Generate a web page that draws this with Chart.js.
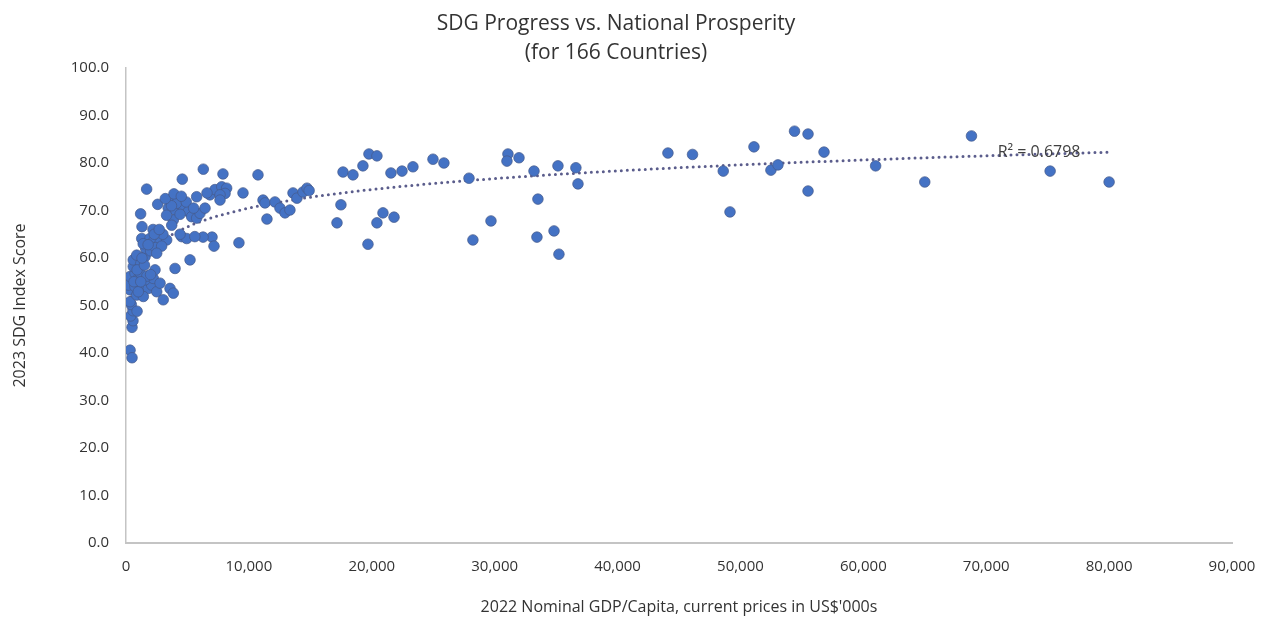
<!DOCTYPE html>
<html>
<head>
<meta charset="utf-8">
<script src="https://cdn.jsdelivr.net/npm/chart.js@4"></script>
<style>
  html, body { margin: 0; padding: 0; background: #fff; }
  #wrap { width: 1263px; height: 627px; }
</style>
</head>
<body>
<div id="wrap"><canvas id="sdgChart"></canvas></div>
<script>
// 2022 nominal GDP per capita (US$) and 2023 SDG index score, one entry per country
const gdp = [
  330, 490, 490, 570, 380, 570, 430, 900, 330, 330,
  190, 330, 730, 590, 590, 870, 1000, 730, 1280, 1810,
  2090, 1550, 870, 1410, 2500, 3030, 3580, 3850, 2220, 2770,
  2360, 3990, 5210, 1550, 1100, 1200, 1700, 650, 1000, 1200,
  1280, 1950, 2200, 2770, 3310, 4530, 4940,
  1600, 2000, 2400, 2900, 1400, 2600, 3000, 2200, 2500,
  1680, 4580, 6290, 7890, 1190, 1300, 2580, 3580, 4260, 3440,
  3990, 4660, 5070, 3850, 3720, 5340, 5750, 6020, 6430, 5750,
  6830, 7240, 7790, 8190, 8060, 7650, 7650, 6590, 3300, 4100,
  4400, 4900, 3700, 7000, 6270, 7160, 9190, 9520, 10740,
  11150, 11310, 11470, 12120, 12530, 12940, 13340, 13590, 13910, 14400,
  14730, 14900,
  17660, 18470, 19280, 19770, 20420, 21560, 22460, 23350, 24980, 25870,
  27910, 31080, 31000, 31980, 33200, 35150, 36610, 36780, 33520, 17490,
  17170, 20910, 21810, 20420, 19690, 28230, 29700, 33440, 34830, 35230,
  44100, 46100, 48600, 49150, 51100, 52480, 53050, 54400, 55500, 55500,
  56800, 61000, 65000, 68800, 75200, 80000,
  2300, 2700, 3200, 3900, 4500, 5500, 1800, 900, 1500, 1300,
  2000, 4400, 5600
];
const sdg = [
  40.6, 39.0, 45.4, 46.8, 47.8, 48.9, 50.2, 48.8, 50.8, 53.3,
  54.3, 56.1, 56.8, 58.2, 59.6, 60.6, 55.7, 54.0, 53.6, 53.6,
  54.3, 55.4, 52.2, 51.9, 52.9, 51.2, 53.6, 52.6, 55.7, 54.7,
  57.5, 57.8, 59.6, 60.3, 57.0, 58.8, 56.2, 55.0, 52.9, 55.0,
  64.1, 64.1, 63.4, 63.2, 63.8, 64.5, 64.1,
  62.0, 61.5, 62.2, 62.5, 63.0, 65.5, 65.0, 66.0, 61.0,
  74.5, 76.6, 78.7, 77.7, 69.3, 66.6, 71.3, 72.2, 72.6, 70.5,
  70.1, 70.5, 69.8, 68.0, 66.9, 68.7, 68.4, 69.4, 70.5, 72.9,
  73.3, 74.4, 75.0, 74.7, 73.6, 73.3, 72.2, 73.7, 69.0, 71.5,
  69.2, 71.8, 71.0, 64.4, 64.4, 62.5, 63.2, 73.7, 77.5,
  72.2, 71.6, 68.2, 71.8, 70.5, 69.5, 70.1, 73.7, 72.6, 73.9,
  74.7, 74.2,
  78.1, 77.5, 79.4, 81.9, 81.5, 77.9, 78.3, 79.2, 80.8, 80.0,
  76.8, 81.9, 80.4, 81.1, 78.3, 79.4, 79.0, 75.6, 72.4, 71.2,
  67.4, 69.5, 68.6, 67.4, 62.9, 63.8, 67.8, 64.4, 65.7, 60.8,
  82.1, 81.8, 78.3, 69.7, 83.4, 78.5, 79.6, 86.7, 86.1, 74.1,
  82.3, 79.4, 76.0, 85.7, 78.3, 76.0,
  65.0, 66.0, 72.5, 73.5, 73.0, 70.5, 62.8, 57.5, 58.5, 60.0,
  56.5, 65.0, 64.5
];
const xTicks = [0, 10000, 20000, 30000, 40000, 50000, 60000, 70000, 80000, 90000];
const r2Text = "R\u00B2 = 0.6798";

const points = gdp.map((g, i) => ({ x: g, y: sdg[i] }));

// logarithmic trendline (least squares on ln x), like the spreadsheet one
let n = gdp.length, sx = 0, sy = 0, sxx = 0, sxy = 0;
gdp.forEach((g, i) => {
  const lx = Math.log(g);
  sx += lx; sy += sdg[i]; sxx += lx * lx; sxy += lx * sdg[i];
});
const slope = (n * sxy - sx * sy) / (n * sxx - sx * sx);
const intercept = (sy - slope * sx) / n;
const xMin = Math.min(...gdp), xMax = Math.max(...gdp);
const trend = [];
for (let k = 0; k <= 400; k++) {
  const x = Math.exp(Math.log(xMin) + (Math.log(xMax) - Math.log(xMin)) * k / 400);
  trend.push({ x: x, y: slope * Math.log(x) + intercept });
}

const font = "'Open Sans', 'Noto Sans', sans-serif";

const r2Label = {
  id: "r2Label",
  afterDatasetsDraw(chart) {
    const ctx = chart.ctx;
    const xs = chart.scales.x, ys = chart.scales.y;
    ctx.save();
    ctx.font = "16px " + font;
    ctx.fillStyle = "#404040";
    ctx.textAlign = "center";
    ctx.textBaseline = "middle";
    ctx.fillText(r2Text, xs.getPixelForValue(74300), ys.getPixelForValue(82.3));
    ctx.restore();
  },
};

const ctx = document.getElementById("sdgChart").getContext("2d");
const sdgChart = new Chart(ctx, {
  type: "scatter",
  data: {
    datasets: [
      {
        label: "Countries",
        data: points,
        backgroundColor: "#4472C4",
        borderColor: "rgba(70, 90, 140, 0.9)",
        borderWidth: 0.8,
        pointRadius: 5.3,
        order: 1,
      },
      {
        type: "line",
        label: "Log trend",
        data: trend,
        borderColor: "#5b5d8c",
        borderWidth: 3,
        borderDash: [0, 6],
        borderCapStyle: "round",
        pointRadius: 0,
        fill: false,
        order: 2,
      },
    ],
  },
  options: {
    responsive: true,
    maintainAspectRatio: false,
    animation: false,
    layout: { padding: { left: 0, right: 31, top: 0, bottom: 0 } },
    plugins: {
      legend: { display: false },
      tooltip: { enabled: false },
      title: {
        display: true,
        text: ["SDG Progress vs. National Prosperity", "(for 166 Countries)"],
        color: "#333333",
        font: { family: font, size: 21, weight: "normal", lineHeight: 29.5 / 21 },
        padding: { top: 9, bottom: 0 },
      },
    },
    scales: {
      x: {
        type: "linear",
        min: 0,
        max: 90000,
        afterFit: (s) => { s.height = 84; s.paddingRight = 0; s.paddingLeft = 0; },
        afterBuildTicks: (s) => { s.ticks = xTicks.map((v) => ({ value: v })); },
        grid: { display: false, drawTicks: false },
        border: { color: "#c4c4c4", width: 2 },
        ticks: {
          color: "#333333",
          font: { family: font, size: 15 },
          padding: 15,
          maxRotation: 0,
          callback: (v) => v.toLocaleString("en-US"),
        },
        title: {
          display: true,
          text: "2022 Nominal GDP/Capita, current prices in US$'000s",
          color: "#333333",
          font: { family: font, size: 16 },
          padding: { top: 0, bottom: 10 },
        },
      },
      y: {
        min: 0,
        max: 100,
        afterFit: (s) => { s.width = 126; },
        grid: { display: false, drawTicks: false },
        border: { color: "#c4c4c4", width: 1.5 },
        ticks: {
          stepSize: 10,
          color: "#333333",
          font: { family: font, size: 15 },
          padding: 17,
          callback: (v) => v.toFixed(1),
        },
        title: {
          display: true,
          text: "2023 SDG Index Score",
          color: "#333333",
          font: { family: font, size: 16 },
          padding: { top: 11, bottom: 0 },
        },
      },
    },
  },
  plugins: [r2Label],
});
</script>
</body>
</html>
════════════════════
### [PROBLEM DETAILS]
Print out the material word for word, omitting the pictures.

### [EXERCISE RESPONSE]
Generate a web page that draws this with Chart.js.
<!DOCTYPE html>
<html>
<head>
<meta charset="utf-8">
<script src="https://cdn.jsdelivr.net/npm/chart.js@4"></script>
<style>
  html, body { margin: 0; padding: 0; background: #fff; }
  #wrap { width: 1263px; height: 627px; }
</style>
</head>
<body>
<div id="wrap"><canvas id="sdgChart"></canvas></div>
<script>
// 2022 nominal GDP per capita (US$) and 2023 SDG index score, one entry per country
const gdp = [
  330, 490, 490, 570, 380, 570, 430, 900, 330, 330,
  190, 330, 730, 590, 590, 870, 1000, 730, 1280, 1810,
  2090, 1550, 870, 1410, 2500, 3030, 3580, 3850, 2220, 2770,
  2360, 3990, 5210, 1550, 1100, 1200, 1700, 650, 1000, 1200,
  1280, 1950, 2200, 2770, 3310, 4530, 4940,
  1600, 2000, 2400, 2900, 1400, 2600, 3000, 2200, 2500,
  1680, 4580, 6290, 7890, 1190, 1300, 2580, 3580, 4260, 3440,
  3990, 4660, 5070, 3850, 3720, 5340, 5750, 6020, 6430, 5750,
  6830, 7240, 7790, 8190, 8060, 7650, 7650, 6590, 3300, 4100,
  4400, 4900, 3700, 7000, 6270, 7160, 9190, 9520, 10740,
  11150, 11310, 11470, 12120, 12530, 12940, 13340, 13590, 13910, 14400,
  14730, 14900,
  17660, 18470, 19280, 19770, 20420, 21560, 22460, 23350, 24980, 25870,
  27910, 31080, 31000, 31980, 33200, 35150, 36610, 36780, 33520, 17490,
  17170, 20910, 21810, 20420, 19690, 28230, 29700, 33440, 34830, 35230,
  44100, 46100, 48600, 49150, 51100, 52480, 53050, 54400, 55500, 55500,
  56800, 61000, 65000, 68800, 75200, 80000,
  2300, 2700, 3200, 3900, 4500, 5500, 1800, 900, 1500, 1300,
  2000, 4400, 5600
];
const sdg = [
  40.6, 39.0, 45.4, 46.8, 47.8, 48.9, 50.2, 48.8, 50.8, 53.3,
  54.3, 56.1, 56.8, 58.2, 59.6, 60.6, 55.7, 54.0, 53.6, 53.6,
  54.3, 55.4, 52.2, 51.9, 52.9, 51.2, 53.6, 52.6, 55.7, 54.7,
  57.5, 57.8, 59.6, 60.3, 57.0, 58.8, 56.2, 55.0, 52.9, 55.0,
  64.1, 64.1, 63.4, 63.2, 63.8, 64.5, 64.1,
  62.0, 61.5, 62.2, 62.5, 63.0, 65.5, 65.0, 66.0, 61.0,
  74.5, 76.6, 78.7, 77.7, 69.3, 66.6, 71.3, 72.2, 72.6, 70.5,
  70.1, 70.5, 69.8, 68.0, 66.9, 68.7, 68.4, 69.4, 70.5, 72.9,
  73.3, 74.4, 75.0, 74.7, 73.6, 73.3, 72.2, 73.7, 69.0, 71.5,
  69.2, 71.8, 71.0, 64.4, 64.4, 62.5, 63.2, 73.7, 77.5,
  72.2, 71.6, 68.2, 71.8, 70.5, 69.5, 70.1, 73.7, 72.6, 73.9,
  74.7, 74.2,
  78.1, 77.5, 79.4, 81.9, 81.5, 77.9, 78.3, 79.2, 80.8, 80.0,
  76.8, 81.9, 80.4, 81.1, 78.3, 79.4, 79.0, 75.6, 72.4, 71.2,
  67.4, 69.5, 68.6, 67.4, 62.9, 63.8, 67.8, 64.4, 65.7, 60.8,
  82.1, 81.8, 78.3, 69.7, 83.4, 78.5, 79.6, 86.7, 86.1, 74.1,
  82.3, 79.4, 76.0, 85.7, 78.3, 76.0,
  65.0, 66.0, 72.5, 73.5, 73.0, 70.5, 62.8, 57.5, 58.5, 60.0,
  56.5, 65.0, 64.5
];
const xTicks = [0, 10000, 20000, 30000, 40000, 50000, 60000, 70000, 80000, 90000];
const r2Text = "R\u00B2 = 0.6798";

const points = gdp.map((g, i) => ({ x: g, y: sdg[i] }));

// logarithmic trendline (least squares on ln x), like the spreadsheet one
let n = gdp.length, sx = 0, sy = 0, sxx = 0, sxy = 0;
gdp.forEach((g, i) => {
  const lx = Math.log(g);
  sx += lx; sy += sdg[i]; sxx += lx * lx; sxy += lx * sdg[i];
});
const slope = (n * sxy - sx * sy) / (n * sxx - sx * sx);
const intercept = (sy - slope * sx) / n;
const xMin = Math.min(...gdp), xMax = Math.max(...gdp);
const trend = [];
for (let k = 0; k <= 400; k++) {
  const x = Math.exp(Math.log(xMin) + (Math.log(xMax) - Math.log(xMin)) * k / 400);
  trend.push({ x: x, y: slope * Math.log(x) + intercept });
}

const font = "'Open Sans', 'Noto Sans', sans-serif";

const r2Label = {
  id: "r2Label",
  afterDatasetsDraw(chart) {
    const ctx = chart.ctx;
    const xs = chart.scales.x, ys = chart.scales.y;
    ctx.save();
    ctx.font = "16px " + font;
    ctx.fillStyle = "#404040";
    ctx.textAlign = "center";
    ctx.textBaseline = "middle";
    ctx.fillText(r2Text, xs.getPixelForValue(74300), ys.getPixelForValue(82.3));
    ctx.restore();
  },
};

const ctx = document.getElementById("sdgChart").getContext("2d");
const sdgChart = new Chart(ctx, {
  type: "scatter",
  data: {
    datasets: [
      {
        label: "Countries",
        data: points,
        backgroundColor: "#4472C4",
        borderColor: "rgba(70, 90, 140, 0.9)",
        borderWidth: 0.8,
        pointRadius: 5.3,
        order: 1,
      },
      {
        type: "line",
        label: "Log trend",
        data: trend,
        borderColor: "#5b5d8c",
        borderWidth: 3,
        borderDash: [0, 6],
        borderCapStyle: "round",
        pointRadius: 0,
        fill: false,
        order: 2,
      },
    ],
  },
  options: {
    responsive: true,
    maintainAspectRatio: false,
    animation: false,
    layout: { padding: { left: 0, right: 31, top: 0, bottom: 0 } },
    plugins: {
      legend: { display: false },
      tooltip: { enabled: false },
      title: {
        display: true,
        text: ["SDG Progress vs. National Prosperity", "(for 166 Countries)"],
        color: "#333333",
        font: { family: font, size: 21, weight: "normal", lineHeight: 29.5 / 21 },
        padding: { top: 9, bottom: 0 },
      },
    },
    scales: {
      x: {
        type: "linear",
        min: 0,
        max: 90000,
        afterFit: (s) => { s.height = 84; s.paddingRight = 0; s.paddingLeft = 0; },
        afterBuildTicks: (s) => { s.ticks = xTicks.map((v) => ({ value: v })); },
        grid: { display: false, drawTicks: false },
        border: { color: "#c4c4c4", width: 2 },
        ticks: {
          color: "#333333",
          font: { family: font, size: 15 },
          padding: 15,
          maxRotation: 0,
          callback: (v) => v.toLocaleString("en-US"),
        },
        title: {
          display: true,
          text: "2022 Nominal GDP/Capita, current prices in US$'000s",
          color: "#333333",
          font: { family: font, size: 16 },
          padding: { top: 0, bottom: 10 },
        },
      },
      y: {
        min: 0,
        max: 100,
        afterFit: (s) => { s.width = 126; },
        grid: { display: false, drawTicks: false },
        border: { color: "#c4c4c4", width: 1.5 },
        ticks: {
          stepSize: 10,
          color: "#333333",
          font: { family: font, size: 15 },
          padding: 17,
          callback: (v) => v.toFixed(1),
        },
        title: {
          display: true,
          text: "2023 SDG Index Score",
          color: "#333333",
          font: { family: font, size: 16 },
          padding: { top: 11, bottom: 0 },
        },
      },
    },
  },
  plugins: [r2Label],
});
</script>
</body>
</html>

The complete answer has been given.